The longstanding differences amongst Council members in assessing the situation in Darfur were again apparent during the discussion following the last briefing on UNAMID on 25 February (S/PV.8468). Several members – including Belgium, France, Germany, the US and the UK – raised concerns over the ongoing protests in Sudan and the national state of emergency declared on 22 February.
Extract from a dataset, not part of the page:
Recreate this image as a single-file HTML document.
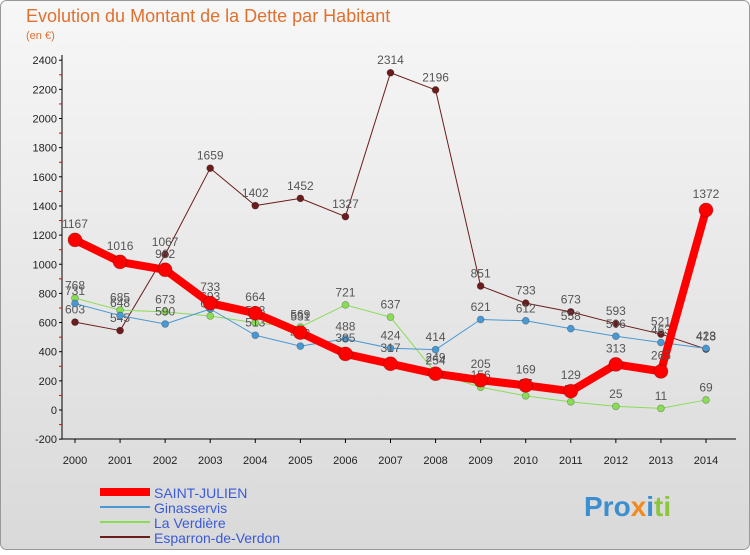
<!DOCTYPE html>
<html><head><meta charset="utf-8"><style>
body{margin:0;width:750px;height:550px;overflow:hidden;font-family:"Liberation Sans",sans-serif}
</style></head><body>
<svg width="750" height="550" xmlns="http://www.w3.org/2000/svg">
<defs><linearGradient id="bg" x1="0" y1="0" x2="0" y2="1"><stop offset="0" stop-color="#f7f7f7"/><stop offset="1" stop-color="#d9d9d9"/></linearGradient></defs>
<rect x="0.5" y="0.5" width="749" height="549" rx="6" fill="url(#bg)" stroke="#999"/>
<text x="26" y="22" font-size="18" fill="#e0702e">Evolution du Montant de la Dette par Habitant</text>
<text x="26" y="39" font-size="11" fill="#e0702e">(en €)</text>
<g id="axes"></g>
<g id="series"></g>
<g id="legend"></g>
<text x="584" y="516" font-size="28" font-weight="bold"><tspan fill="#3a8fd0">Pro</tspan><tspan fill="#f08a1e">x</tspan><tspan fill="#3a8fd0">i</tspan><tspan fill="#8cc63f">ti</tspan></text>
</svg>
<script>
const years=[2000,2001,2002,2003,2004,2005,2006,2007,2008,2009,2010,2011,2012,2013,2014];
const yTicks=[-200,0,200,400,600,800,1000,1200,1400,1600,1800,2000,2200,2400];
const seriesNames=["SAINT-JULIEN","Ginasservis","La Verdière","Esparron-de-Verdon"];
const saintJulien=[1167,1016,962,733,664,531,385,317,249,205,169,129,313,265,1372];
const ginasservis=[731,648,590,693,513,438,488,424,414,621,612,558,506,463,423];
const laVerdiere=[768,685,673,645,598,569,721,637,254,156,97,56,25,11,69];
const esparron=[603,545,1067,1659,1402,1452,1327,2314,2196,851,733,673,593,521,418];
const NS="http://www.w3.org/2000/svg";
const xs=i=>75+i*(706-75)/14;
const ys=v=>410-v*(29.15/200);
function mk(t,a,p){const e=document.createElementNS(NS,t);for(const k in a)e.setAttribute(k,a[k]);p.appendChild(e);return e;}
const ax=document.getElementById('axes');
const yl=mk('line',{x1:62,y1:55,x2:62,y2:439,stroke:'#000','stroke-width':1},ax);


const xl=mk('line',{x1:62,y1:439,x2:736,y2:439,stroke:'#000','stroke-width':1},ax);


yTicks.forEach((v,k)=>{
 const y=ys(v);
 mk('line',{x1:59,y1:y,x2:62,y2:y,stroke:'#000'},ax);
 if(k>0) mk('line',{x1:59,y1:y+14.6,x2:62,y2:y+14.6,stroke:'#e00'},ax);
 const t=mk('text',{x:57,y:y+4,'font-size':11,'text-anchor':'end',fill:'#222'},ax);
 t.textContent=v;
 
 
});
years.forEach((yr,i)=>{
 const x=xs(i);
 mk('line',{x1:x,y1:439,x2:x,y2:443,stroke:'#000'},ax);
 const t=mk('text',{x:x,y:464,'font-size':11,'text-anchor':'middle',fill:'#222'},ax);
 t.textContent=yr;
 
 
});
const sg=document.getElementById('series');
const defs=[[esparron,'#6b1c1c',1,3.5,'esparron'],[laVerdiere,'#88dd55',1,3.5,'la-verdiere'],[ginasservis,'#4a98d2',1,3.5,'ginasservis'],[saintJulien,'#ff0000',8,7,'saint-julien']];
defs.forEach(([d,c,w,r,n])=>{
 const g=mk('g',{},sg);
 
 
 const pl=mk('polyline',{points:d.map((v,i)=>xs(i)+','+ys(v)).join(' '),fill:'none',stroke:c,'stroke-width':w,'stroke-linejoin':'round'},g);
 
 
 d.forEach((v,i)=>{
  const p=mk('circle',{cx:xs(i),cy:ys(v),r:r,fill:c,stroke:'rgba(0,0,0,0.25)','stroke-width':0.8},g);
  
  
  const t=mk('text',{x:xs(i),y:ys(v)-(r+5),'font-size':12,'text-anchor':'middle',fill:'#555'},g);
  t.textContent=v;
  
  
 });
});
const lg=document.getElementById('legend');
const lc=['#ff0000','#4a98d2','#88dd55','#6b1c1c'],lw=[8,2,2,2];
seriesNames.forEach((s,i)=>{
 const y=492+i*15;
 const g=mk('g',{},lg);
 
 
 mk('line',{x1:100,y1:y,x2:150,y2:y,stroke:lc[i],'stroke-width':lw[i]},g);
 const t=mk('text',{x:154,y:y+6,'font-size':14,fill:'#3a5ad8'},g);
 t.textContent=s;
});
</script>
</body></html>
In its statement, the UK said that “political instability in the Sudan and the declaration of a state of emergency naturally affect the situation in Darfur…[and] call into question the Government’s commitment to delivering progress on human rights, the rule of law and security sector reform”. Germany expressed the view that these events made it “necessary to look even more closely at the benchmarks for a withdrawal of [UNAMID], in particular the promotion of human rights and fundamental freedoms”, while France said the withdrawal of UNAMID must be “adapted to the situation on the ground” and should be “gradual and cautious”. However, Russia expressed the view that these events “have nothing to do with” the Council’s consideration of the situation in Darfur and UNAMID, saying that “it is important to continue the process of drawing down UNAMID’s military component”. In addition, China, Indonesia, Kuwait and South Africa, along with Russia, highlighted the improved situation in Darfur and did not refer to the ongoing protests. At this stage, it is still unclear what effect the removal of al-Bashir will have on existing Council dynamics.
Looking ahead, Council members will receive a strategic review of the mission by the Secretary-General and the Chairperson of the African Commission by 1 May, as requested in resolution 2429, which is expected to further inform the Council’s thinking ahead of the expiration of UNAMID’s mandate.